Everyone in this story is angry or upset, but Saul does get a message from God, even if it is the hardest message he would ever hear.  His life and kingdom was coming to an end, the lives of his children would also end, the army would be defeated, and Israel would be captured.  That is a pretty grim message for all of that work.  The passages reads like God is not talking to Saul, and that seems to be the way Saul goes about all of this.  He assumes God has written him off, so he goes for answers, not even to God, but to the ghost of God’s prophet.  But God did share what was going on and Saul got his answers, even if it was the hardest ones to hear.

When Jesus was also asking for answers to his hardest question, he was even more upset.  You would have to be to be the Son of God and question the whole plan.  Jesus knew what was supposed to happen and had second thoughts.  His frustration to Peter and the disciples about “weak flesh” is also a reflection of himself.  He was scared and needed reassurance.  He dreaded the road he was about to walk.  Certainly, any of us would, but he questioned the need three times.  Is this really the only way?

I have been to the Mount of Olives where this happened by tradition in the Garden of Gethsemane.  The view of Jerusalem on the wall outside the kitchen is from this place.  It overlooks the city and the Temple.  You can see where he was to be held as a prisoner and questioned.  It was all right there.  The path was literally right there to take him to this terrible day.  You heard a difference between Saul and Jesus in their questions, though, that needs to be recognized.  Both men were so pressed that they had to stop to ask for help, understanding, and guidance, but only one of them was willing to go wherever God needed them to go.  Jesus expressed this three times: if there is any other way to do this, let it be, but your will be done. 

The humanity of Jesus is a beautiful and welcome thing.  We are in the same flesh as both Jesus and Saul.  We have the same worries and concerns.  We see trouble coming and get scared.  Our faith wavers, and we are not sure if we can do it.  Both men were looking for another way to face the trouble, but only one of them was willing to face it with God.

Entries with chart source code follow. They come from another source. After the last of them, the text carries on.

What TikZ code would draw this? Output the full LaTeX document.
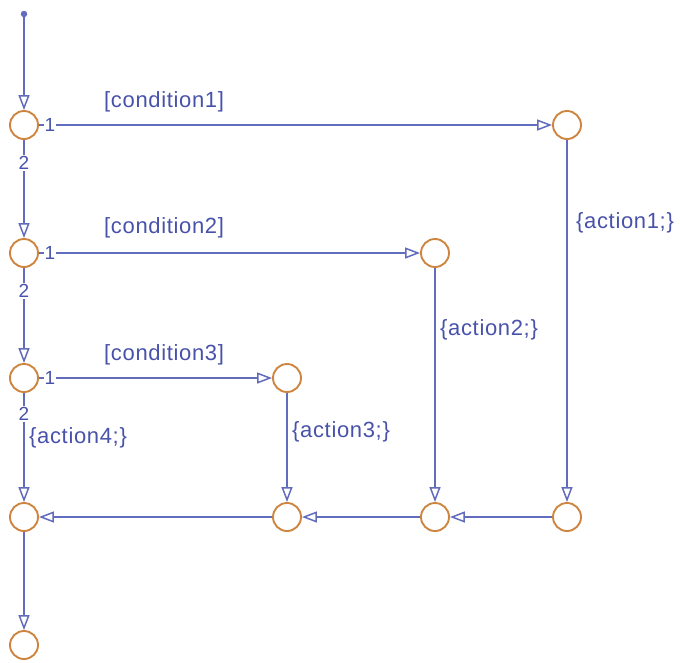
\documentclass[tikz,border=0pt]{standalone}
\usepackage{fontspec}
\setmainfont{Liberation Sans}[LetterSpace=3]
\usetikzlibrary{arrows.meta}
\definecolor{ln}{RGB}{98,108,188}
\definecolor{tx}{RGB}{72,82,170}
\definecolor{jn}{RGB}{205,133,63}
\begin{document}
\begin{tikzpicture}[x=1pt,y=-1pt,
  junc/.style={circle,draw=jn,line width=1.9pt,minimum size=28pt,inner sep=0pt},
  flow/.style={draw=ln,line width=1.8pt,-{Triangle[open,length=15pt,width=11pt,line width=1.5pt]}},
  lbl/.style={text=tx,font=\fontsize{22}{24}\selectfont,inner sep=0pt,anchor=west},
  num/.style={text=tx,font=\fontsize{19}{20}\selectfont,fill=white,inner sep=1pt}]
\useasboundingbox (0,0) rectangle (680,662);
\node[circle,fill=ln,inner sep=0pt,minimum size=6.5pt] (start) at (24,14) {};
\node[junc] (j1) at (24,125) {};
\node[junc] (j2) at (24,253) {};
\node[junc] (j3) at (24,378) {};
\node[junc] (j4) at (24,517) {};
\node[junc] (j5) at (24,645) {};
\node[junc] (r1) at (567,125) {};
\node[junc] (r2) at (435,253) {};
\node[junc] (r3) at (287,378) {};
\node[junc] (b1) at (567,517) {};
\node[junc] (b2) at (435,517) {};
\node[junc] (b3) at (287,517) {};
\draw[flow] (start) -- (j1);
\draw[flow] (j1) -- (r1);
\draw[flow] (j1) -- (j2);
\draw[flow] (j2) -- (r2);
\draw[flow] (j2) -- (j3);
\draw[flow] (j3) -- (r3);
\draw[flow] (j3) -- (j4);
\draw[flow] (r1) -- (b1);
\draw[flow] (r2) -- (b2);
\draw[flow] (r3) -- (b3);
\draw[flow] (b1) -- (b2);
\draw[flow] (b2) -- (b3);
\draw[flow] (b3) -- (j4);
\draw[flow] (j4) -- (j5);
\node[num] (n11) at (50,125) {1};
\node[num] (n12) at (24,163) {2};
\node[num] (n21) at (50,253) {1};
\node[num] (n22) at (24,291) {2};
\node[num] (n31) at (50,378) {1};
\node[num] (n32) at (24,414) {2};
\node[lbl] (c1) at (104,102) {[condition1]};
\node[lbl] (c2) at (104,228) {[condition2]};
\node[lbl] (c3) at (104,355) {[condition3]};
\node[lbl] (a1) at (576,223) {\{action1;\}};
\node[lbl] (a2) at (440,330) {\{action2;\}};
\node[lbl] (a3) at (292,432) {\{action3;\}};
\node[lbl] (a4) at (29,438) {\{action4;\}};
\end{tikzpicture}
\end{document}
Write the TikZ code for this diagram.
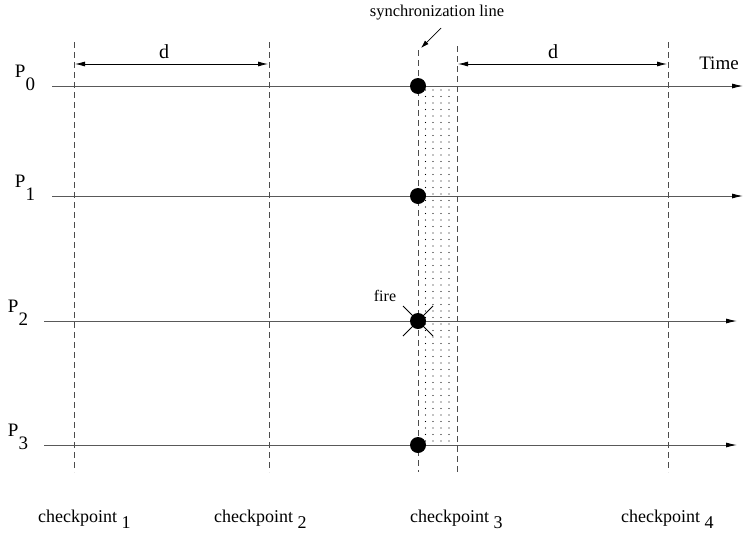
\documentclass[tikz,border=0pt]{standalone}
\usepackage{fontspec}
\setmainfont{Liberation Serif}
\usetikzlibrary{arrows.meta}
\begin{document}
\begin{tikzpicture}[x=1pt,y=-1pt,
  proc/.style={draw=black!65,line width=0.9pt,-{Latex[length=11pt,width=5pt,black]}},
  cpline/.style={draw=black!70,dashed,dash pattern=on 6pt off 4pt,line width=0.8pt},
  dist/.style={draw=black,line width=0.8pt,{Latex[length=10pt,width=5pt]}-{Latex[length=10pt,width=5pt]}},
  evt/.style={circle,fill=black,inner sep=0pt,minimum size=16pt},
  lbl/.style={font=\fontsize{18}{20}\selectfont,inner sep=0pt},
  plbl/.style={font=\fontsize{19}{21}\selectfont,inner sep=0pt}]
\useasboundingbox (0,0) rectangle (746,536);

% process time lines
\coordinate (s0) at (52,86);  \coordinate (e0) at (743,86);
\coordinate (s1) at (52,196); \coordinate (e1) at (743,196);
\coordinate (s2) at (44,321); \coordinate (e2) at (737,321);
\coordinate (s3) at (44,445); \coordinate (e3) at (737,445);
\draw[proc] (s0) -- (e0);
\draw[proc] (s1) -- (e1);
\draw[proc] (s2) -- (e2);
\draw[proc] (s3) -- (e3);

% process labels
\node[plbl] (p0) at (25,78) {P\raisebox{-13pt}{0}};
\node[plbl] (p1) at (25,188) {P\raisebox{-13pt}{1}};
\node[plbl] (p2) at (18,313) {P\raisebox{-13pt}{2}};
\node[plbl] (p3) at (18,437) {P\raisebox{-13pt}{3}};

% sync region shading (dots)
\foreach \xx in {425.5,433,441,449}{
  \foreach \yy in {90,96.5,...,446}{
    \fill[black] (\xx,\yy) circle (0.7pt);
  }
}

% checkpoint lines
\coordinate (c1t) at (74,42);  \coordinate (c1b) at (74,472);
\coordinate (c2t) at (269,42); \coordinate (c2b) at (269,472);
\coordinate (syt) at (418,50); \coordinate (syb) at (418,472);
\coordinate (c3t) at (457,46); \coordinate (c3b) at (457,472);
\coordinate (c4t) at (668,42); \coordinate (c4b) at (668,472);
\draw[cpline] (c1t) -- (c1b);
\draw[cpline] (c2t) -- (c2b);
\draw[cpline] (syt) -- (syb);
\draw[cpline] (c3t) -- (c3b);
\draw[cpline] (c4t) -- (c4b);

% distance markers
\coordinate (d1a) at (75,64);  \coordinate (d1b) at (268,64);
\coordinate (d2a) at (458,64); \coordinate (d2b) at (667,64);
\draw[dist] (d1a) -- (d1b);
\draw[dist] (d2a) -- (d2b);
\node[lbl,font=\fontsize{20}{22}\selectfont] (dl1) at (164,52) {d};
\node[lbl,font=\fontsize{20}{22}\selectfont] (dl2) at (553,52) {d};

\node[lbl,font=\fontsize{19}{21}\selectfont] (time) at (719,63) {Time};

% synchronization line label
\node[lbl,font=\fontsize{16.5}{18}\selectfont] (sync) at (437,13) {synchronization line};
\coordinate (sa) at (441,28);
\coordinate (sb) at (421,48);
\draw[line width=0.7pt,-{Latex[length=8pt,width=5pt]}] (sa) -- (sb);

% events
\node[evt] (ev0) at (418,86) {};
\node[evt] (ev1) at (418,196) {};
\node[evt] (ev2) at (418,321) {};
\node[evt] (ev3) at (418,445) {};

% failure mark
\coordinate (x1) at (403,306); \coordinate (x2) at (433,336);
\coordinate (x3) at (403,336); \coordinate (x4) at (433,306);
\draw[line width=1pt] (x1) -- (x2);
\draw[line width=1pt] (x3) -- (x4);
\node[lbl,font=\fontsize{16}{18}\selectfont] (fire) at (385,296) {fire};

% checkpoint labels
\node[lbl,anchor=base west] (k1) at (38,522) {checkpoint \raisebox{-6pt}{1}};
\node[lbl,anchor=base west] (k2) at (214,522) {checkpoint \raisebox{-6pt}{2}};
\node[lbl,anchor=base west] (k3) at (410,522) {checkpoint \raisebox{-6pt}{3}};
\node[lbl,anchor=base west] (k4) at (621,522) {checkpoint \raisebox{-6pt}{4}};
\end{tikzpicture}
\end{document}
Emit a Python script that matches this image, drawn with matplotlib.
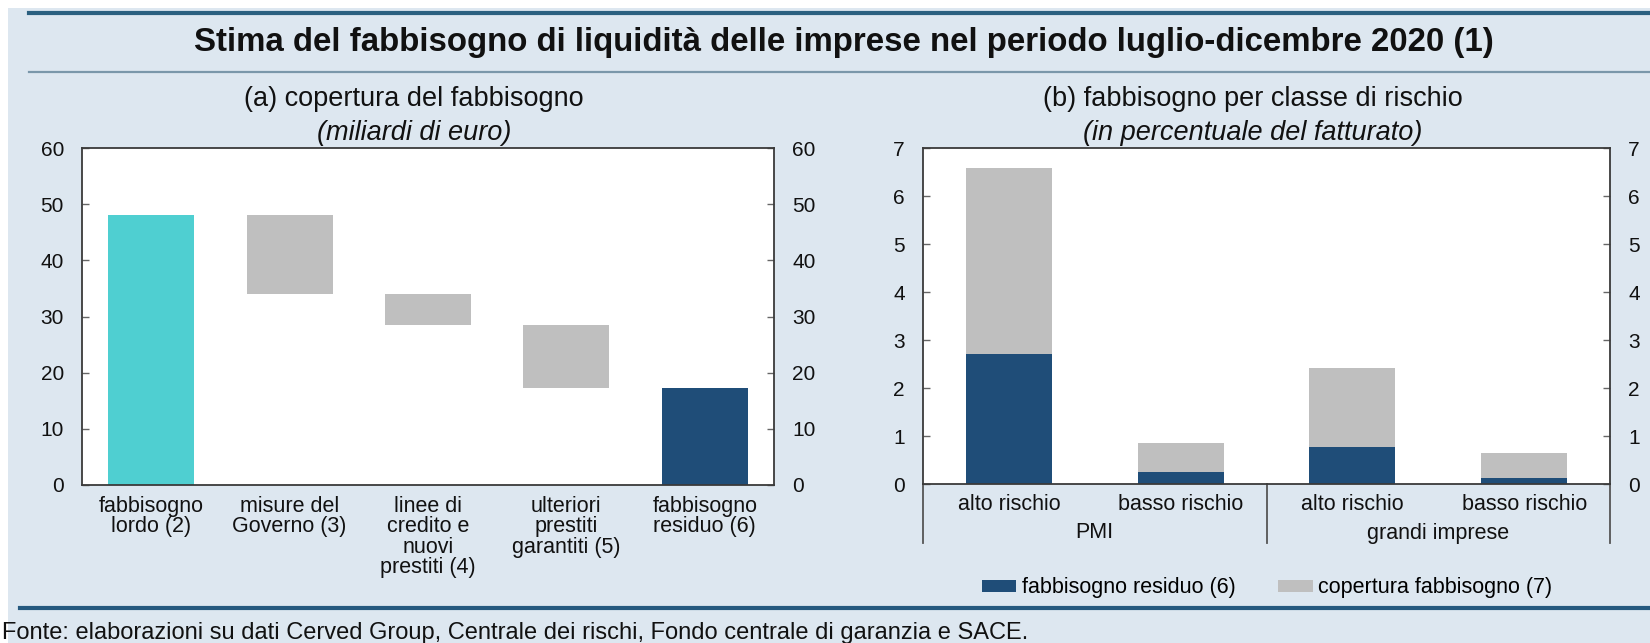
import matplotlib
matplotlib.use("Agg")
import matplotlib.pyplot as plt
from matplotlib.patches import Rectangle, Patch
from matplotlib.lines import Line2D
import matplotlib.transforms as mtransforms
import numpy as np

plt.rcParams['font.family'] = ['Liberation Sans', 'DejaVu Sans']

# ---------------- data ----------------
# panel (a): waterfall, miliardi di euro
cat_a = ["fabbisogno\nlordo (2)", "misure del\nGoverno (3)", "linee di\ncredito e\nnuovi\nprestiti (4)",
         "ulteriori\nprestiti\ngarantiti (5)", "fabbisogno\nresiduo (6)"]
fabbisogno_lordo = 48.0
coperture = [14.0, 5.5, 11.3]          # misure Governo, linee di credito, ulteriori prestiti

# panel (b): percent of turnover
cat_b = ["alto rischio", "basso rischio", "alto rischio", "basso rischio"]
groups_b = ["PMI", "grandi imprese"]
residuo_b = [2.70, 0.25, 0.78, 0.13]
copertura_b = [3.88, 0.61, 1.63, 0.52]

yticks_a = [0, 10, 20, 30, 40, 50, 60]
yticks_b = [0, 1, 2, 3, 4, 5, 6, 7]

title = "Stima del fabbisogno di liquidità delle imprese nel periodo luglio-dicembre 2020 (1)"
sub_a = "(a) copertura del fabbisogno"
sub_a2 = "(miliardi di euro)"
sub_b = "(b) fabbisogno per classe di rischio"
sub_b2 = "(in percentuale del fatturato)"
legend_labels = ["fabbisogno residuo (6)", "copertura fabbisogno (7)"]
source = "Fonte: elaborazioni su dati Cerved Group, Centrale dei rischi, Fondo centrale di garanzia e SACE."

# ---------------- style ----------------
BG = "#dde7f0"
CYAN = "#4fcfd1"
GREY = "#bfbfbf"
DARK = "#1f4d78"
SPINE = "#3a3a3a"
FS = 15.5
FS_SUB = 19.5

W, H = 1650, 643
fig = plt.figure(figsize=(W / 100, H / 100), dpi=100)
fig.patch.set_facecolor("white")

def fx(px):
    return px / W

def fy(py):
    return 1 - py / H

# background panel
fig.add_artist(Rectangle((fx(8), 0), 1 - fx(8), fy(8), transform=fig.transFigure,
                         facecolor=BG, edgecolor="none", zorder=-10))
# decorative lines
fig.add_artist(Line2D([fx(29), 1], [fy(13), fy(13)], transform=fig.transFigure, color="#2b6080", lw=3))
fig.add_artist(Line2D([fx(29), 1], [fy(72), fy(72)], transform=fig.transFigure, color="#7a97aa", lw=1.6))
fig.add_artist(Line2D([fx(20), 1], [fy(608), fy(608)], transform=fig.transFigure, color="#25597f", lw=3))

fig.text(fx(844), fy(42), title, ha="center", va="center", fontsize=23.8, fontweight="bold", color="#111111")

def style_axes(ax):
    ax.set_facecolor("white")
    for s in ax.spines.values():
        s.set_color(SPINE)
        s.set_linewidth(1.3)
    ax.tick_params(axis="y", direction="in", length=5, width=1, color="#666666",
                   labelsize=FS - 0.5, pad=13, left=True, right=True, labelleft=True, labelright=True,
                   labelcolor="#111111")
    ax.tick_params(axis="x", length=0, labelsize=FS, labelcolor="#111111")

# ---------------- panel (a) ----------------
axL = fig.add_axes([fx(82), fy(485), fx(774 - 82), (485 - 148) / H])
style_axes(axL)
xa = np.arange(len(cat_a))
levels = [fabbisogno_lordo]
for c in coperture:
    levels.append(levels[-1] - c)
residuo_a = levels[-1]
heights = [fabbisogno_lordo] + coperture + [residuo_a]
bottoms = [0] + levels[1:] + [0]
colors = [CYAN, GREY, GREY, GREY, DARK]
axL.bar(xa, heights, bottom=bottoms, width=0.62, color=colors, zorder=2)
axL.set_xlim(-0.5, len(cat_a) - 0.5)
axL.set_ylim(0, 60)
axL.set_yticks(yticks_a)
axL.set_xticks(xa)
axL.set_xticklabels(cat_a, linespacing=0.95, va="top")
axL.tick_params(axis="x", pad=8)

trL = mtransforms.blended_transform_factory(axL.transAxes, fig.transFigure)
axL.text(0.48, fy(99), sub_a, transform=trL, ha="center", va="center", fontsize=FS_SUB, color="#111111")
axL.text(0.48, fy(133), sub_a2, transform=trL, ha="center", va="center", fontsize=FS_SUB,
         style="italic", color="#111111")

# ---------------- panel (b) ----------------
axR = fig.add_axes([fx(923), fy(484), fx(1610 - 923), (484 - 148) / H])
style_axes(axR)
xb = np.arange(len(cat_b))
axR.bar(xb, residuo_b, width=0.5, color=DARK, zorder=2, label=legend_labels[0])
axR.bar(xb, copertura_b, bottom=residuo_b, width=0.5, color=GREY, zorder=2, label=legend_labels[1])
axR.set_xlim(-0.5, len(cat_b) - 0.5)
axR.set_ylim(0, 7)
axR.set_yticks(yticks_b)
axR.set_xticks(xb)
axR.set_xticklabels(cat_b)
axR.tick_params(axis="x", pad=7)

tr = mtransforms.blended_transform_factory(axR.transData, axR.transAxes)
ax_h = 484 - 148
for xs in [-0.5, 1.5, 3.5]:
    axR.add_line(Line2D([xs, xs], [0, -(543 - 484) / ax_h], transform=tr, color="#555555",
                        lw=1.3, clip_on=False))
for gi, g in enumerate(groups_b):
    axR.text(0.5 + 2 * gi, -(533 - 484) / ax_h, g, transform=tr, ha="center", va="center",
             fontsize=FS, color="#111111")

trR = mtransforms.blended_transform_factory(axR.transAxes, fig.transFigure)
axR.text(0.48, fy(99), sub_b, transform=trR, ha="center", va="center", fontsize=FS_SUB, color="#111111")
axR.text(0.48, fy(133), sub_b2, transform=trR, ha="center", va="center", fontsize=FS_SUB,
         style="italic", color="#111111")

handles = [Patch(facecolor=DARK, edgecolor="none"), Patch(facecolor=GREY, edgecolor="none")]
fig.legend(handles, legend_labels, loc="center", bbox_to_anchor=(fx(1267), fy(588)), ncol=2,
           frameon=False, fontsize=FS, handlelength=1.6, handleheight=0.45, handletextpad=0.25,
           columnspacing=2.0, borderpad=0)

fig.text(fx(2), fy(633), source, ha="left", va="center", fontsize=17, color="#111111")

fig.savefig("out.png", dpi=100, facecolor=fig.get_facecolor())
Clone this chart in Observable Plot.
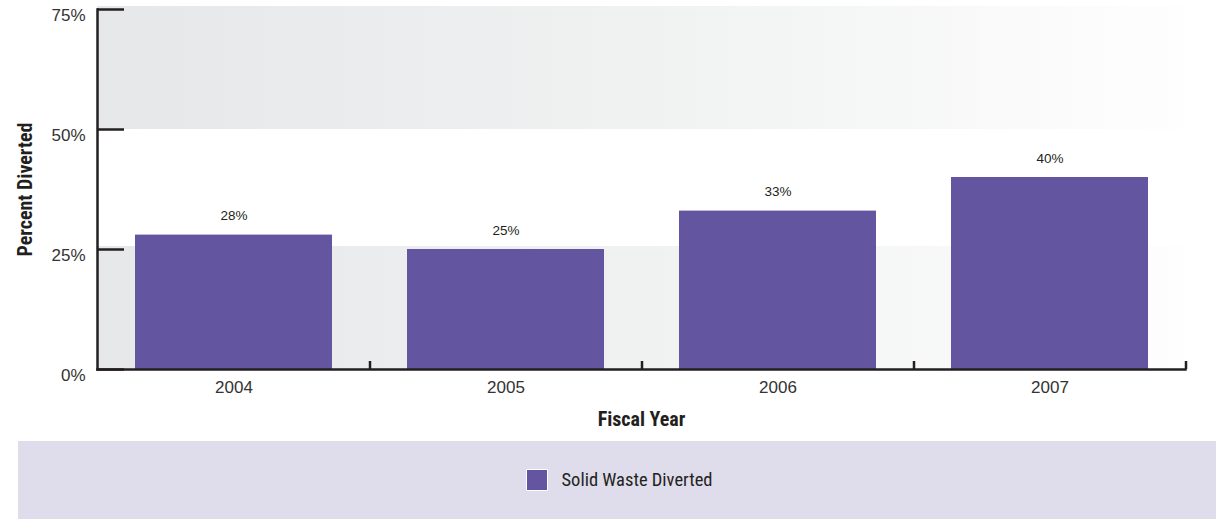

The story for Saul could have ended there, but he was so weak because he had not eaten.  He was famished and could not return home.  The medium, that person marked for death by God, made him eat.  She gave him food even though every second she was around Saul was risky.  In fact, the text says she had a fatted calf that she prepared for him.  I find that pretty remarkable and wonder what kind of compassion in her might have been stirred by God to help Saul.  God did not hate Saul.  There were easier ways to get rid of him if that is what all of this was about.  David needed to become king.  Saul fought that tooth and nail.  He tried to kill David.  King Saul needed to face his end as king in battle, but there was no faith in God – only his self-serving need for survival.  Even then, though, there was compassion for Saul.

As the world seems always more bent on difficulty and struggle, we need to take the time to ask for directions.  Yes, we all probably know the need for prayer, but there is a bigger and more important lesson.  Jesus prayed for God’s will; Saul prayed for his own skin.  Saul has no interest in doing what God wanted.  He just wants to know how he can beat the Philistines and save himself.

Selfishness is something that is built into our core.  This is going to bear out in our prayers as much as in any other part of our lives, but prayer is itself something that can grow our hearts for God and our awareness of God’s heart in us.  If our asking is all about ourselves, then we will not find the growth and richness in prayer that we crave.  If we turn our prayer into seeking God’s help and God’s will, then we will find ourselves change.

Jesus invited us to take the same walk in faith when he taught us to pray, “Thy Kingdom come, Thy will be done, on earth as it is in heaven.”

Whenever we need to ask for directions, it is best to remember we are walking together.  To God be the glory.  Amen.